DATA TO PROCESS:
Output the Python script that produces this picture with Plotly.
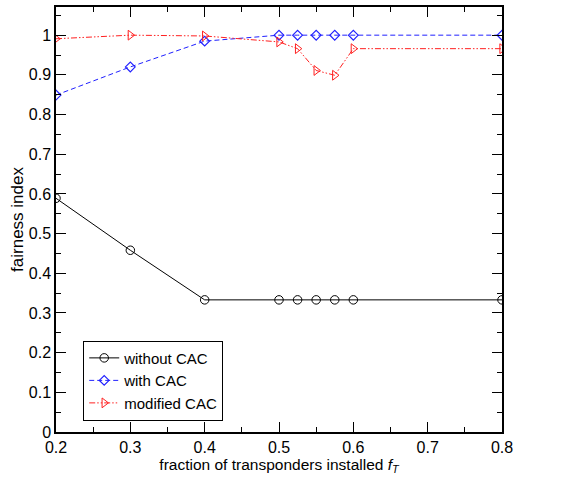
import plotly.graph_objects as go

# Fraction of transponders installed
f_T = [0.2, 0.3, 0.4, 0.5, 0.525, 0.55, 0.575, 0.6, 0.8]

# Fairness index for each admission-control scheme
without_cac = [0.589, 0.458, 0.333, 0.333, 0.333, 0.333, 0.333, 0.333, 0.333]
with_cac = [0.849, 0.92, 0.985, 1.0, 1.0, 1.0, 1.0, 1.0, 1.0]
modified_cac = [0.991, 1.0, 0.998, 0.983, 0.966, 0.911, 0.899, 0.966, 0.966]

x_ticks = [0.2, 0.3, 0.4, 0.5, 0.6, 0.7, 0.8]
y_ticks = [0, 0.1, 0.2, 0.3, 0.4, 0.5, 0.6, 0.7, 0.8, 0.9, 1]
y_tick_text = ["0", "0.1", "0.2", "0.3", "0.4", "0.5", "0.6", "0.7", "0.8", "0.9", "1"]

FONT = "Liberation Sans, Arial, sans-serif"

fig = go.Figure()

fig.add_trace(go.Scatter(
    x=f_T, y=without_cac, name="without CAC", mode="lines+markers",
    line=dict(color="black", width=1),
    marker=dict(symbol="circle-open", size=8.5, color="black", line=dict(width=1)),
))
fig.add_trace(go.Scatter(
    x=f_T, y=with_cac, name="with CAC", mode="lines+markers",
    line=dict(color="#2020ff", width=1, dash="5px,3px"),
    marker=dict(symbol="diamond-open", size=7.5, color="#2020ff", line=dict(width=1.2)),
))
fig.add_trace(go.Scatter(
    x=f_T, y=modified_cac, name="modified CAC", mode="lines+markers",
    line=dict(color="#ff2020", width=1, dash="6px,2px,1.5px,2px,1.5px,2px"),
    marker=dict(symbol="triangle-right-open", size=8.5, color="#ff2020", line=dict(width=1)),
))

axis_common = dict(
    showline=True, linecolor="black", linewidth=1.5, mirror="ticks",
    ticks="inside", ticklen=10, tickwidth=1, tickcolor="black",
    showgrid=False, zeroline=False,
    tickfont=dict(family=FONT, size=16, color="black"),
)

fig.update_xaxes(
    range=[0.2, 0.8], tickvals=x_ticks,
    minor=dict(dtick=0.05, ticks="inside", ticklen=5, tickcolor="black", showgrid=False),
    title=dict(text="fraction of transponders installed <i>f<sub>T</sub></i>",
               font=dict(family=FONT, size=15.5, color="black"),
               standoff=1),
    **axis_common,
)
fig.update_yaxes(
    range=[0, 1.071], tickvals=y_ticks, ticktext=y_tick_text,
    minor=dict(dtick=0.05, ticks="inside", ticklen=5, tickcolor="black", showgrid=False),
    title=dict(text="fairness index",
               font=dict(family=FONT, size=17, color="black"),
               standoff=1),
    **axis_common,
)

fig.update_layout(
    width=570, height=477,
    margin=dict(l=56, r=68, t=5, b=45),
    plot_bgcolor="white", paper_bgcolor="white",
    font=dict(family=FONT, color="black"),
    showlegend=True,
    legend=dict(
        x=0.061, y=0.215, xanchor="left", yanchor="top",
        bgcolor="white", bordercolor="black", borderwidth=1,
        font=dict(size=15, color="black"),
        tracegroupgap=0, itemwidth=30,
    ),
)

fig.write_html("out.html")
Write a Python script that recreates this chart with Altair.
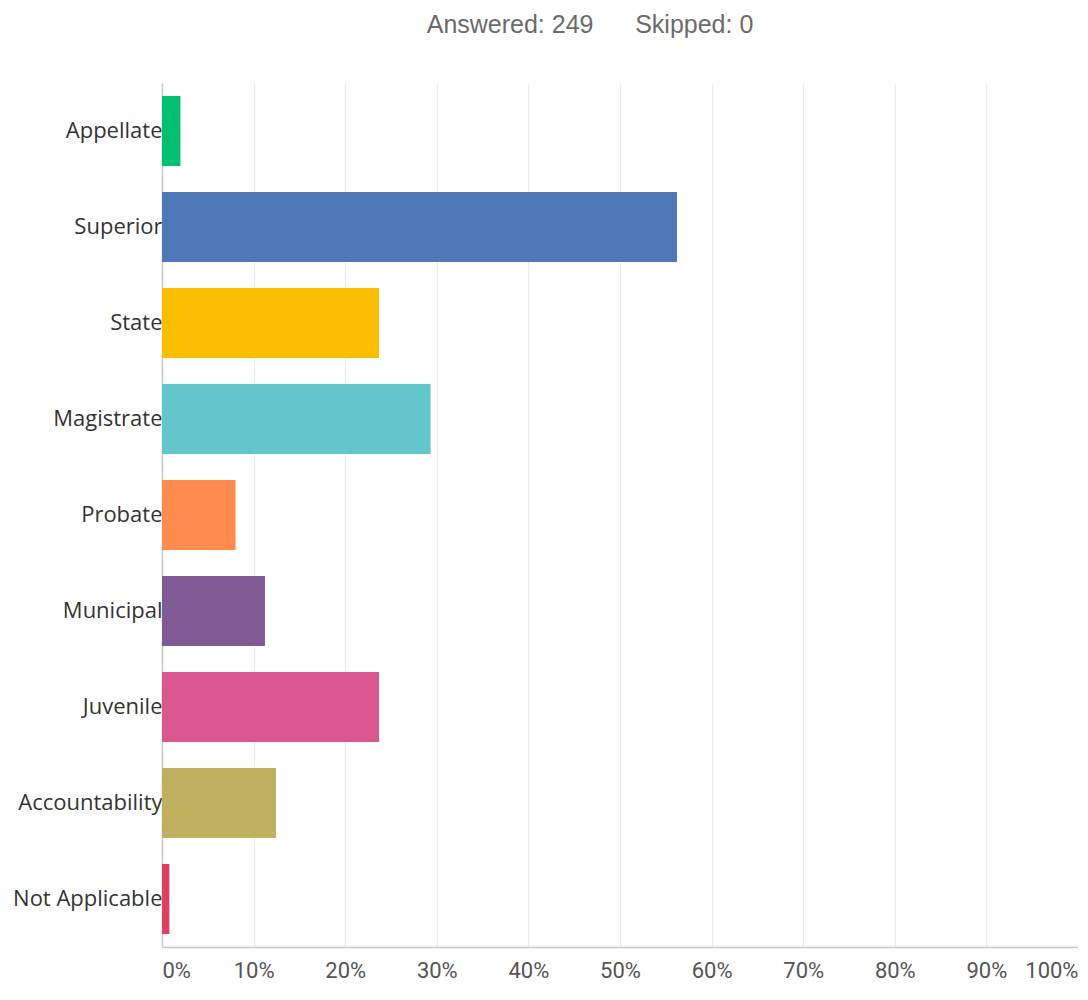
import altair as alt
import pandas as pd

categories = ["Appellate", "Superior", "State", "Magistrate", "Probate",
              "Municipal", "Juvenile", "Accountability", "Not Applicable"]
percent = [2.01, 56.22, 23.69, 29.32, 8.03, 11.24, 23.69, 12.45, 0.80]
colors = ["#00BF6F", "#4F78B8", "#F9BE00", "#62C6CA", "#FF8B4F",
          "#7F5A95", "#D9568F", "#BFB160", "#DE3F5F"]
x_ticks = [0, 10, 20, 30, 40, 50, 60, 70, 80, 90, 100]

df = pd.DataFrame({"category": categories, "percent": [p / 100 for p in percent]})

chart = alt.Chart(df).mark_bar().encode(
    x=alt.X("percent:Q",
            scale=alt.Scale(domain=[0, 1], nice=False),
            axis=alt.Axis(values=[t / 100 for t in x_ticks], format=".0%", title=None,
                          ticks=False, labelFontSize=22, labelFont="Roboto",
                          labelColor="#555555", labelPadding=13,
                          labelFlush=True, domainColor="#c8c8c8", domainWidth=1.5,
                          gridColor="#ececec", gridWidth=1.2)),
    y=alt.Y("category:N", sort=categories,
            scale=alt.Scale(paddingInner=0.27, paddingOuter=0.135),
            axis=alt.Axis(title=None, ticks=False, labelFontSize=22,
                          labelFont="Open Sans", labelColor="#333333",
                          labelPadding=0, domainColor="#c8c8c8", domainWidth=1.5,
                          grid=False)),
    color=alt.Color("category:N", scale=alt.Scale(domain=categories, range=colors),
                    legend=None),
).properties(
    width=916,
    height=864,
    autosize=alt.AutoSizeParams(type="none"),
    padding={"left": 154, "top": 75, "right": 0, "bottom": 36},
    title=alt.TitleParams(
        "Answered: 249\u00a0\u00a0\u00a0\u00a0\u00a0\u00a0Skipped: 0",
        fontSize=25, font="Liberation Sans", fontWeight="normal",
        color="#6b6b6b", anchor="middle", dx=-30, offset=45),
).configure_view(stroke=None)

chart.save("out.html", embed_options={"renderer": "svg", "actions": False})
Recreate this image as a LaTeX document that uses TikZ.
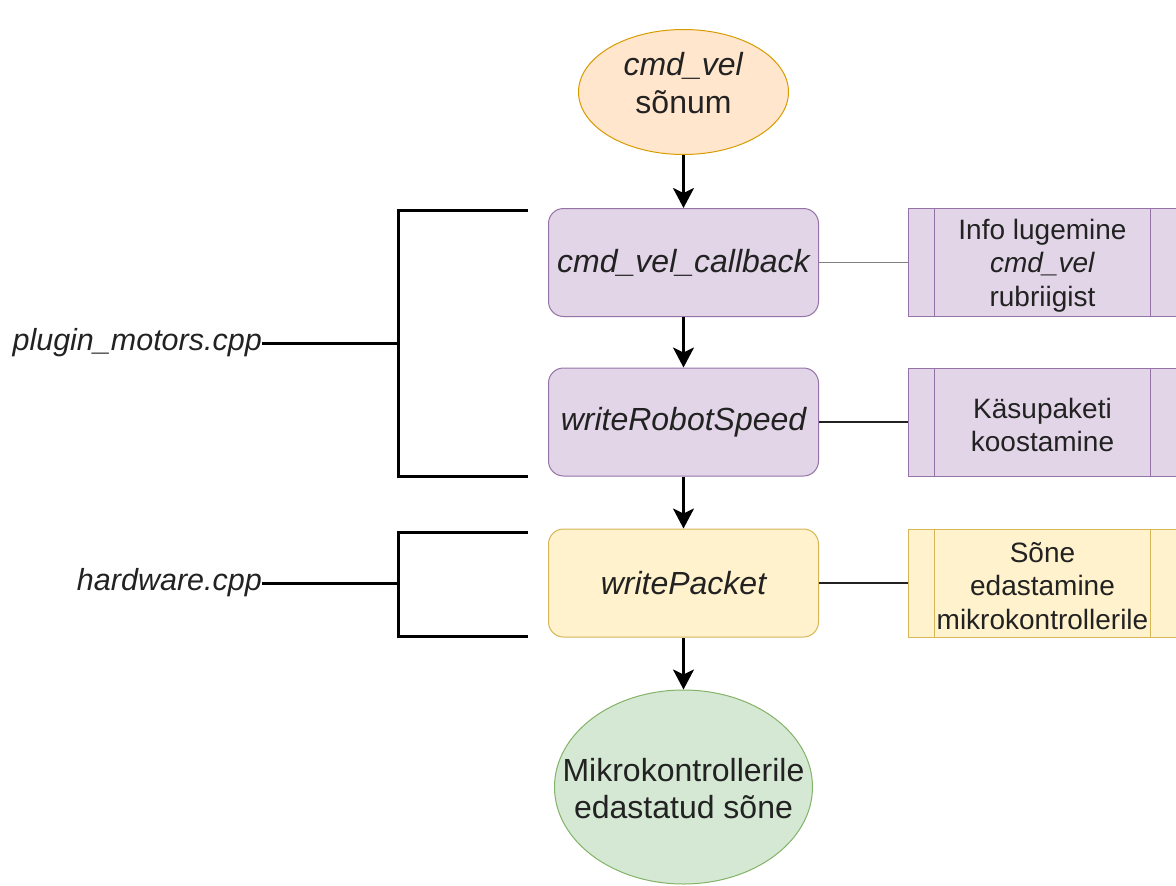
\documentclass[tikz,border=0pt]{standalone}
\usepackage{fontspec}
\setmainfont{Liberation Sans}
\usetikzlibrary{arrows.meta,shapes.geometric}

\definecolor{orfill}{HTML}{FFE6CC}
\definecolor{ordraw}{HTML}{D79B00}
\definecolor{pufill}{HTML}{E1D5E7}
\definecolor{pudraw}{HTML}{9673A6}
\definecolor{yefill}{HTML}{FFF2CC}
\definecolor{yedraw}{HTML}{D6B656}
\definecolor{grfill}{HTML}{D5E8D4}
\definecolor{grdraw}{HTML}{82B366}
\definecolor{ink}{HTML}{222222}

\tikzset{
  mainfont/.style={font=\fontsize{32}{38}\selectfont, text=ink},
  oval/.style={ellipse, draw, line width=1pt, inner sep=0pt},
  ovaltext/.style={align=center, inner sep=0pt, mainfont},
  funcbox/.style={rectangle, rounded corners=15pt, draw, line width=1pt,
    minimum width=270pt, minimum height=108pt, inner sep=0pt,
    text=ink, font=\fontsize{32}{38}\selectfont\itshape},
  procbox/.style={rectangle, draw, line width=1pt, minimum width=269pt,
    minimum height=108pt, inner sep=0pt},
  proctext/.style={align=center, inner sep=0pt, font=\fontsize{28}{33.6}\selectfont, text=ink},
  flow/.style={-{Stealth[length=20pt, width=21pt, inset=5pt]}, line width=2.6pt, draw=black},
  link/.style={line width=1.5pt, draw=ink},
  bracket/.style={line width=3pt, draw=black},
  filelabel/.style={anchor=east, inner sep=0pt, font=\fontsize{30.5}{37}\selectfont\itshape, text=ink}
}

\begin{document}
\begin{tikzpicture}[x=1pt, y=-1pt]
\useasboundingbox (0,0) rectangle (1176,886);
\clip (0,0) rectangle (1176,886);

% main flow
\node[oval, fill=orfill, draw=ordraw, minimum width=210pt, minimum height=125pt]
  (msg) at (683.5,92) {};
\node[ovaltext] (msgtext) at (683.5,83) {\textit{cmd\_vel}\\sõnum};
\node[funcbox, fill=pufill, draw=pudraw] (cb) at (683.5,262.5) {cmd\_vel\_callback};
\node[funcbox, fill=pufill, draw=pudraw] (speed) at (683.5,422) {writeRobotSpeed};
\node[funcbox, fill=yefill, draw=yedraw] (packet) at (683.5,583) {writePacket};
\node[oval, fill=grfill, draw=grdraw, minimum width=258pt, minimum height=194pt]
  (sent) at (683.5,787) {};
\node[ovaltext, font=\fontsize{32}{37}\selectfont] (senttext) at (683.5,789)
  {Mikrokontrollerile\\edastatud sõne};

\draw[flow] (msg.south) -- (cb.north);
\draw[flow] (cb.south) -- (speed.north);
\draw[flow] (speed.south) -- (packet.north);
\draw[flow] (packet.south) -- (sent.north);

% side descriptions (process boxes with inner bars)
\foreach \nm/\y/\fc/\dc/\txt in {
    readinfo/262.5/pufill/pudraw/{Info lugemine\\\textit{cmd\_vel}\\rubriigist},
    buildpkt/422/pufill/pudraw/{Käsupaketi\\koostamine},
    sendpkt/583/yefill/yedraw/{Sõne\\edastamine\\mikrokontrollerile}} {
  \node[procbox, fill=\fc, draw=\dc] (\nm) at (1042.5,\y) {};
  \node[proctext] (\nm text) at (1042.5,\y+3) {\txt};
  \draw[\dc, line width=1pt] ([xshift=27pt]\nm.north west) -- ([xshift=27pt]\nm.south west);
  \draw[\dc, line width=1pt] ([xshift=-27pt]\nm.north east) -- ([xshift=-27pt]\nm.south east);
}

\draw[link, draw=gray] (cb.east) -- (readinfo.west);
\draw[link] (speed.east) -- (buildpkt.west);
\draw[link] (packet.east) -- (sendpkt.west);

% source file brackets
\coordinate (pmtop) at (528,210);
\coordinate (pmbot) at (528,476);
\coordinate (pmjoin) at (398,343);
\node[filelabel] (pm) at (262,343) {plugin\_motors.cpp};
\draw[bracket] (pmtop) -- (398,210) -- (398,476) -- (pmbot);
\draw[bracket] (pm.east) -- (pmjoin);

\coordinate (hwtop) at (528,532);
\coordinate (hwbot) at (528,636);
\coordinate (hwjoin) at (398,583);
\node[filelabel] (hw) at (262,583) {hardware.cpp};
\draw[bracket] (hwtop) -- (398,532) -- (398,636) -- (hwbot);
\draw[bracket] (hw.east) -- (hwjoin);
\end{tikzpicture}
\end{document}
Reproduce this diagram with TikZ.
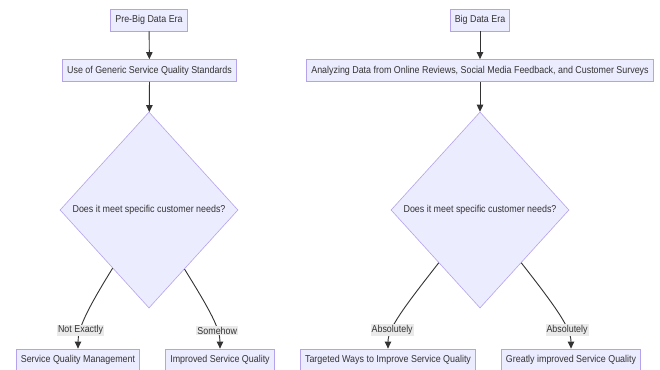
\documentclass[tikz,border=0pt]{standalone}
\usepackage{fontspec}
\setmainfont{Liberation Sans}[FakeStretch=0.89]
\usetikzlibrary{shapes.geometric,arrows.meta}
\definecolor{nodefill}{HTML}{ECECFF}
\definecolor{nodeline}{HTML}{B5A2EC}
\definecolor{ink}{HTML}{333333}
\definecolor{lblbg}{HTML}{EAEAEA}
\tikzset{
  procbox/.style={draw=nodeline, fill=nodefill, line width=0.8pt, text=ink,
    font=\fontsize{10}{12}\selectfont, inner xsep=4.5pt, inner ysep=0pt,
    minimum height=22pt},
  decision/.style={diamond, draw=nodeline, fill=nodefill, line width=0.6pt,
    text=ink, font=\fontsize{10}{12}\selectfont, inner sep=0pt, aspect=1,
    minimum width=178pt, minimum height=196pt},
  flow/.style={draw=ink, line width=0.9pt, -{Triangle[length=7pt,width=6.5pt]}},
  lbl/.style={fill=lblbg, text=ink, font=\fontsize{10}{12}\selectfont,
    inner xsep=1pt, inner ysep=1pt}
}
\begin{document}
\begin{tikzpicture}[x=1pt, y=-1pt]
\useasboundingbox (0,0) rectangle (660,369);
\fill[white] (0,0) rectangle (660,369);

% left branch: before big data
\node[procbox] (pre) at (149,20) {Pre-Big Data Era};
\node[procbox] (generic) at (149.5,70.5) {Use of Generic Service Quality Standards};
\node[decision] (q1) at (149,210) {Does it meet specific customer needs?};
\node[procbox] (sqm) at (78,360) {Service Quality Management};
\node[procbox] (isq) at (220,360) {Improved Service Quality};

\draw[flow] (pre) -- (generic);
\draw[flow] (generic) -- (q1);
\draw[flow] (q1.238.6) .. controls +(-26,42) and +(0,-20) .. node[lbl, pos=0.7] {Not Exactly} (sqm.north);
\draw[flow] (q1.301.4) .. controls +(26,42) and +(0,-20) .. node[lbl, pos=0.7] {Somehow} (isq.north);

% right branch: big data
\node[procbox] (big) at (480,20) {Big Data Era};
\node[procbox] (analyze) at (480,70.5) {Analyzing Data from Online Reviews, Social Media Feedback, and Customer Surveys};
\node[decision] (q2) at (480,210) {Does it meet specific customer needs?};
\node[procbox] (twi) at (388,360) {Targeted Ways to Improve Service Quality};
\node[procbox] (gisq) at (571,360) {Greatly improved Service Quality};

\draw[flow] (big) -- (analyze);
\draw[flow] (analyze) -- (q2);
\draw[flow] (q2.232.3) .. controls +(-36,46) and +(0,-20) .. node[lbl, pos=0.7] {Absolutely} (twi.north);
\draw[flow] (q2.308.4) .. controls +(36,46) and +(0,-20) .. node[lbl, pos=0.7] {Absolutely} (gisq.north);
\end{tikzpicture}
\end{document}
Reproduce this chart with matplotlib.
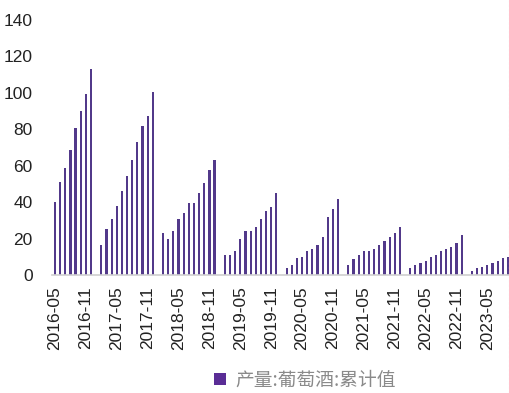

GOAL:
Take the lines from the first line of the entries through the line with "fig = go.Figure()", inclusive, and give them again exactly, minus any pictures.

ANSWER BELOW:
Output the Python script that produces this picture with Plotly.
import plotly.graph_objects as go

# Fraction of transponders installed
f_T = [0.2, 0.3, 0.4, 0.5, 0.525, 0.55, 0.575, 0.6, 0.8]

# Fairness index for each admission-control scheme
without_cac = [0.589, 0.458, 0.333, 0.333, 0.333, 0.333, 0.333, 0.333, 0.333]
with_cac = [0.849, 0.92, 0.985, 1.0, 1.0, 1.0, 1.0, 1.0, 1.0]
modified_cac = [0.991, 1.0, 0.998, 0.983, 0.966, 0.911, 0.899, 0.966, 0.966]

x_ticks = [0.2, 0.3, 0.4, 0.5, 0.6, 0.7, 0.8]
y_ticks = [0, 0.1, 0.2, 0.3, 0.4, 0.5, 0.6, 0.7, 0.8, 0.9, 1]
y_tick_text = ["0", "0.1", "0.2", "0.3", "0.4", "0.5", "0.6", "0.7", "0.8", "0.9", "1"]

FONT = "Liberation Sans, Arial, sans-serif"

fig = go.Figure()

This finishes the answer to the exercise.